Before June 4th, many reports in People’s Daily are about different people calling for students retreating from the square back to campus. These people included professors, government officials, party leaders, journalists and ordinary people from other provinces. The reports are quite emotional, showing great sympathy and care to students, which seems like elderly people were hoping young generation to “go back to classroom soon” and “care about health”. These reports firstly agreed with students’ ideal of pursuing democracy, and then call for actions like studying hard, other than protest.
Starting from May 21st, Beijing was enforced a restriction by military force. Since then, People’s Daily launched a report series called “Day X since restriction”, which mainly describes the situation in Beijing city as well as protest site in Tiananmen Square every day. The series covered a large scale of roles, including protest students, ordinary citizens, cleaners, and the police. These reports are short—usually five or six sentence, with calm words and large amounts of details. But the series lasted only 10 days.
People’s daily also published serious editorials to oppose the protest.
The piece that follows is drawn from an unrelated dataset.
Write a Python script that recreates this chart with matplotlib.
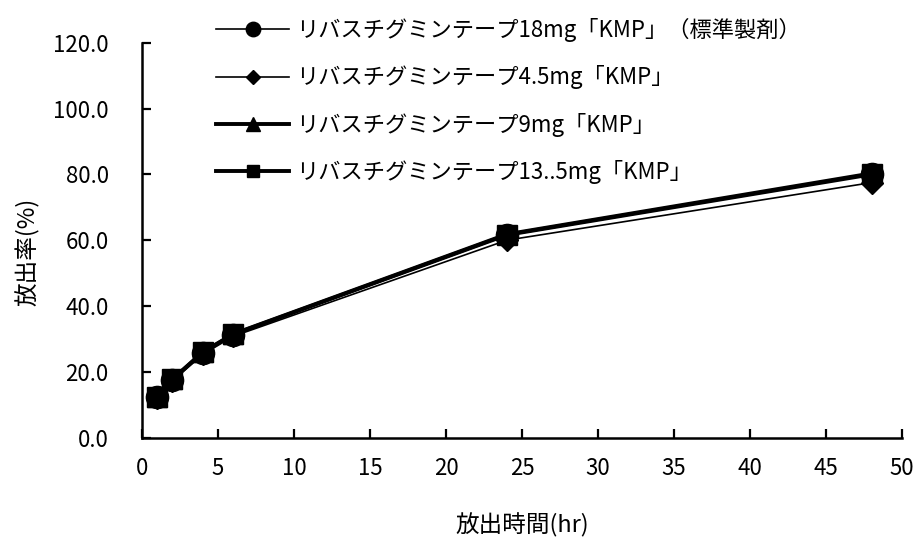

The famous “4.26 editorial” is regarded to have been triggered students’ anger for defining peaceful protest as turmoil on April 26th. The “4.26 editorial” said several of the students were anti-CCP, anti-people’s rule over the country, and was plotting to overturn the current regime, while the rest of the students, accounting for larger proportion, were deluded by them. Before the “4.26 editorial”, students were not totally opposed to CCP leaders who were in power then, but after that, they became much more radical, as the editorial slandered their actions and purpose. As a result, the “4.26 editorial” became the turning point of student protest in the Tiananmen Square, as more and more students came and join the movement to show their ambitions to change the society and reform.
After the “4.26 editorial”, People’s Daily published other 3 editorials on the front page before June, which pointed out that there could be better ways to achieve democracy and criticized the students’ actions mildly.
On June2th, 4th and 5th, editorials condemning the movement started to appear on the paper’s front page, which included frequent use of words like “rioter”, “contemptible means”, “illegal turmoil” and “conspiracy”. The tones of these editorials are quite similar with the “4.26 editorial”, saying the movement was led by “the bourgeoisie class”, “oversea hostile forces” and “betrayers”, and conducted by rogues and remaining supporters of the “four people gang” in the Cultural Revolution.
On Jun 7th, there was a seemingly strange article on the fourth page, which told a story of hundreds of deerlets killed in Inner Mongolia. On the surface, the piece was about animal protection, but the story had little timeliness and it emphasized that the young deers were really innocent. Many people think that, the piece was insinuating the June Fourth suppress where military force killed thousands of innocent students. It is a concealing way that the state media shew sympathy and sorrow towards the student protesters in the Tiananmen Square.
People’s Daily also used various ways to persuade students to retreat and show the party leaders’ dissatisfaction to students’ radical movement, including “a letter from a honest Daily reader”, “a letter from an ordinary CCP member”, “a letter to PLA soldiers”, ”a talk between a League member and a student”, etc.
It can be very arbitrary to say that People’s Daily was opposed to student protest in 1989 spring. Actually, most of the articles and editorials were mild and persuasive, while a small proportion of the editorials were condemning. Maybe these two kinds of reports were serving different political goals, which also reflected a fierce struggle for power within the top leader group of the country and the CCP—some leaders prefer a gentle approach to calm down the disturbance, while others prefer a quick end in whatever means.